The following diagram aims at describing the global operation of the SD-WAN architecture, including the SD-WAN enabler and instances of the WAN Acceleration enabler (each of them composed by an SD-WAN custom k8s controller and an SD-WAN CNF).

SD-WAN overall architecture

SD-WAN overall architecture

This overall SD-WAN architecture is guided by the following logic:

  1. With the SD-WAN enabler, a user can define overlays, which are abstract groups of K8s clusters whose connections will be managed by the SD-WAN enabler.

  2. Through this enabler, the user can define IPSec policies and IP ranges to later on establish tunnels among those clusters, which should have previously deployed an instance of the WAN acceleration enabler.

  3. These clusters can act as edges or hubs. Hubs are particular instances of the WAN acceleration enabler that allow chaining network functions that will process the traffic among clusters and before navigating from/towards the Internet.

  4. Besides, interacting with the K8s API (not directly with a WAN Acceleration’s CNF), a user can define firewall, wan and traffic optimisation policies in the edge clusters.

As aforementioned, the enabler is composed of two main elements, as one can see in the figure below:

  • CRD Controller: Component that will receive API calls from the K8s API of the cluster to configure the CNF component.

  • SD-WAN CNF: The CNF will embed functions to setup aspects such related to IPSec, firewalling, DNS, DHCP and WAN link management, exposing an API to be controlled/queried.

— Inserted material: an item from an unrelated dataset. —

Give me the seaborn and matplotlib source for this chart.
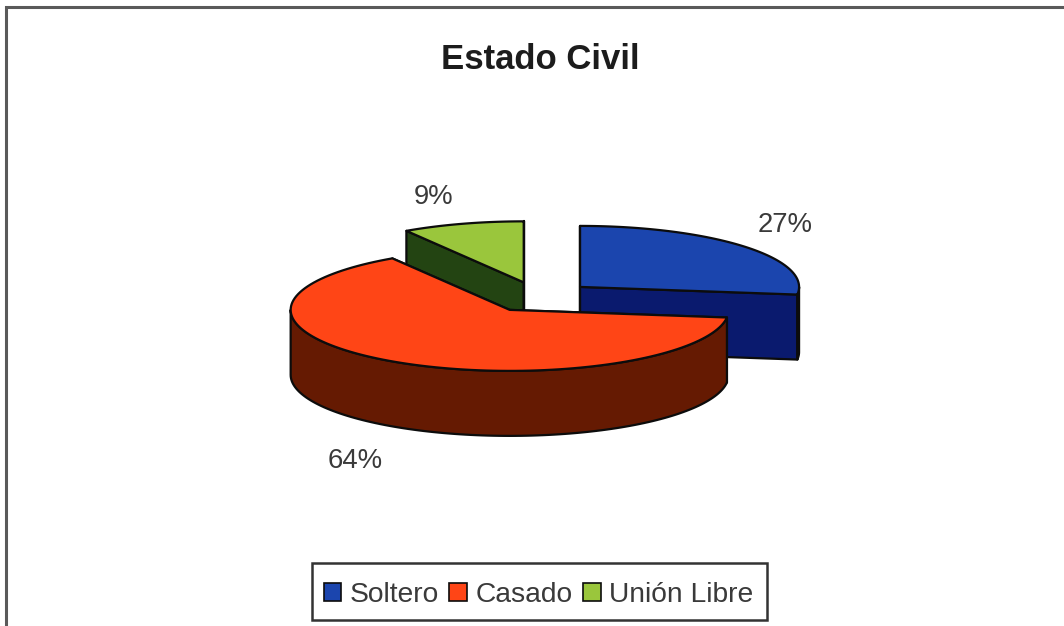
import numpy as np
import matplotlib
matplotlib.use("Agg")
import matplotlib.pyplot as plt
from matplotlib.patches import Patch, Rectangle
import seaborn as sns

# Survey breakdown by marital status
categories = ["Soltero", "Casado", "Unión Libre"]
percentages = [27, 64, 9]
top_colors = ["#1B45AE", "#FF4516", "#9AC63C"]
side_colors = ["#0A1A6E", "#651A02", "#234412"]

sns.set_theme(style="white")
plt.rcParams["font.family"] = ["Liberation Sans", "DejaVu Sans"]
top_palette = sns.color_palette(top_colors)
side_palette = sns.color_palette(side_colors)

TEXT = "#3a3a3a"
EDGE = "#0c0c0c"

# Projected geometry of the tilted, exploded pie (canvas pixels)
CX, CY = 539.0, 297.0
RX, RY = 219.0, 61.0
DEPTH = 65.0
EXPLODE = 0.25


def rim(cx, cy, a0, a1, n=120):
    t = np.linspace(a0, a1, n)
    return cx + RX * np.sin(t), cy - RY * np.cos(t)


fig = plt.figure(figsize=(10.64, 6.26), dpi=100, facecolor="white")
ax = fig.add_axes([0, 0, 1, 1])
ax.set_xlim(0, 1064)
ax.set_ylim(626, 0)
ax.axis("off")

# Chart border: only the top and left edges fall inside the canvas
ax.plot([5.5, 5.5, 1064], [626, 6.5, 6.5], color="#5a5a5a", lw=2.2, zorder=1,
        solid_joinstyle="miter")

shares = np.array(percentages) / sum(percentages) * 2 * np.pi
stops = np.concatenate([[0], np.cumsum(shares)])
slices = []
for i in range(len(shares)):
    a0, a1 = stops[i], stops[i + 1]
    mid = (a0 + a1) / 2
    cx = CX + EXPLODE * RX * np.sin(mid)
    cy = CY - EXPLODE * RY * np.cos(mid)
    slices.append((i, a0, a1, cx, cy))

# Painter's order: the slices furthest back come first
slices.sort(key=lambda s: s[4])
z = 2
style = dict(ec=EDGE, lw=1.6, joinstyle="round")
for i, a0, a1, cx, cy in slices:
    # Cut faces
    for a in (a0, a1):
        ex, ey = rim(cx, cy, a, a, 1)
        ax.fill([cx, ex[0], ex[0], cx], [cy, ey[0], ey[0] + DEPTH, cy + DEPTH],
                fc=side_palette[i], zorder=z, **style)
        z += 1
    # Outer wall, only where the rim faces the viewer
    lo, hi = max(a0, np.pi / 2), min(a1, 3 * np.pi / 2)
    if hi > lo:
        wx, wy = rim(cx, cy, lo, hi)
        ax.fill(np.r_[wx, wx[::-1]], np.r_[wy, wy[::-1] + DEPTH],
                fc=side_palette[i], zorder=z, **style)
        z += 1
    # Top surface
    tx, ty = rim(cx, cy, a0, a1)
    ax.fill(np.r_[cx, tx], np.r_[cy, ty], fc=top_palette[i], zorder=z, **style)
    z += 1

ax.text(540, 59.5, "Estado Civil", ha="center", va="center", fontsize=25,
        fontweight="bold", color="#1c1c1c")

# Percentage labels, in the same order as the categories
label_spots = [(785, 225.5), (355, 460.5), (434, 197.5)]
for value, (lx, ly) in zip(percentages, label_spots):
    ax.text(lx, ly, f"{value}%", ha="center", va="center", fontsize=19.8, color=TEXT)

# Legend box and its entries
ax.add_patch(Rectangle((312, 563), 455, 57, fc="white", ec="#333333", lw=1.8, zorder=20))
handles = [Patch(fc=top_palette[i], ec=EDGE, lw=1.2, label=c) for i, c in enumerate(categories)]
leg = ax.legend(handles=handles, loc="center", bbox_to_anchor=(538.5, 595),
                bbox_transform=ax.transData, ncol=3, frameon=False,
                fontsize=20.3, handlelength=0.62, handleheight=0.62, handletextpad=0.3,
                columnspacing=0.38, borderpad=0, borderaxespad=0, labelcolor=TEXT)
leg.set_zorder(21)

fig.savefig("out.png", dpi=100)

WAN Acceleration enabler architecture

WAN Acceleration enabler architecture

1.2.7.4. User guide

1.2.7.4.1. REST API endpoints

The API has not been implemented yet, in the following table are presented the expected endpoints:

Method

Endpoint

Description

GET/PUT

/services/{id}

To list all the services supported by the CNF, and execute an operation for one (e.g., mwan3, firewall, IPsec-related).

GET/PUT

/interfaces/{id}

To list all the available interfaces and their specific information, allowing enabling or disabling them.

GET/POST/PUT/DELETE

/mwan3/policies/{id}

Policies define how traffic will be routed through the WAN managed interfaces.

GET/POST/PUT/DELETE

/mwan3/rules/{id}

Rules apply policies over specific source/destiny IP addresses, ports, IP type, protocol, etc.

GET/POST/PUT/DELETE

/firewall/zones/{id}

Groups one or many interfaces to be source or destination for forwardings, rules and redirects.

GET/POST/PUT/DELETE

/firewall/redirects/{id}

To define NAT rules.

GET/POST/PUT/DELETE

/firewall/rules/{id}

To specify accept, drop and reject rules to restrict access to specific ports or hosts.

GET/POST/PUT/DELETE

/firewall/forwardings/{id}

To control traffic between zones.

1.2.7.5. Prerequisites

An analysis of the prerequisites is still under develoment.

1.2.7.6. Installation

Any Helm chart, dedicated K8s manifests or Docker compose file for deploying the enabler has been developed yet, as it is still under development.

1.2.7.7. Configuration options

An analysis of the configurations to be modifiable by a user is under assessment. The exposed port for accessing the API will be one of the available options.

1.2.7.8. Developer guide

Will be determined after the release of the enabler.

1.2.7.9. Version control and release

Will be determined after the release of the enabler.

1.2.7.10. License

Will be determined after the release of the enabler..

1.2.7.11. Notice (dependencies)

This enabler can work in an standalone fashion to offer network-related features related mostly to firewalling. It will be fully functional if it works jointly with a SD-WAN enabler, enabling the setup of secured tunnels between clusters.